Mateo Marco Amorós / Bardomeras y meandros
Joaquín Marín / Fotografía
Las palabras nacen, crecen, se reproducen y mueren. Como seres vivos. Sintiéndolas así, uno las quiere o abomina. Y hay palabras, como recién nacidas, que suceden a otras sinónimas. Y palabras viejas que, creciendo, amplían su significado. A las primeras les tengo poca simpatía. Quizás sea porque algunos abusan de ellas trufándose con ínfulas de intelectualidad, snobismo y vanguardia. Serán manías mías en solidaridad con las palabras marginadas. Respecto a las palabras viejas que aumentan su significado, me ofuscan. Pongamos dos ejemplos. De palabra nueva, resiliencia. De palabra vieja creciente, rastreador.
Sobre resiliencia, la RAE trae dos acepciones. Una para los seres vivos, refiriéndose a su capacidad de adaptación frente a algún agente perturbador, estado o situación adversos. Otra para materiales, mecanismos o sistemas, refiriéndose también a la capacidad de estos para recuperar su estado inicial tras cesar alguna perturbación a la cual se les había sometido. En definitiva capacidad de adaptación o de volver a ser. Etimológicamente, resiliencia viene de un participio latino que diría saltar hacia atrás, rebotar, replegarse. No es gratuito que el término sirva también a la Psicología.

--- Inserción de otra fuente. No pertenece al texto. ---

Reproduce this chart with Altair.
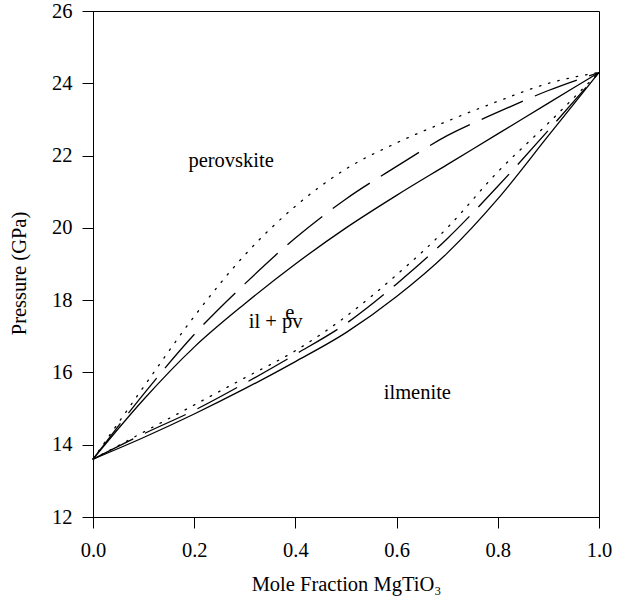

El caso de rastreador, palabra vieja que ensancha su significado, me desorienta. Ahora dicen «rastreadores» a especialistas del Ejército –o sanitarios– encargados de localizar a personas que hayan estado en contacto con un positivo en coronavirus. ¡Benditos sean! Pero hasta ayer, siempre que escuchaba rastreador veía dos imágenes. Una de película de indios y americanos. La de ese avezado batidor indígena que acompañaba a los del Séptimo de Caballería siguiendo un rastro, guiándolos. Otra, muy tierna, la de mi primo Vicente Sanjuán Amorós.
Quienes me conocen dirán que suelo traer con frecuencia memoria de cosas de mi primo Vicente. Por edad nos criamos juntos, en las alegrías y en las penas y… Primo Vicente, cuando íbamos al monte, rastreador, rastreaba con pericia huellas de animales. Frotando sus dedos índice y corazón sobre la marca. Llevándoselos a la nariz para olfateando reconocer la procedencia. También en ocasiones pegaba la oreja al suelo. Y con tanta convicción rastreaba que yo temía cuando pronunciaba, muy seguro, jabalí, zorro o… ¡O lobo!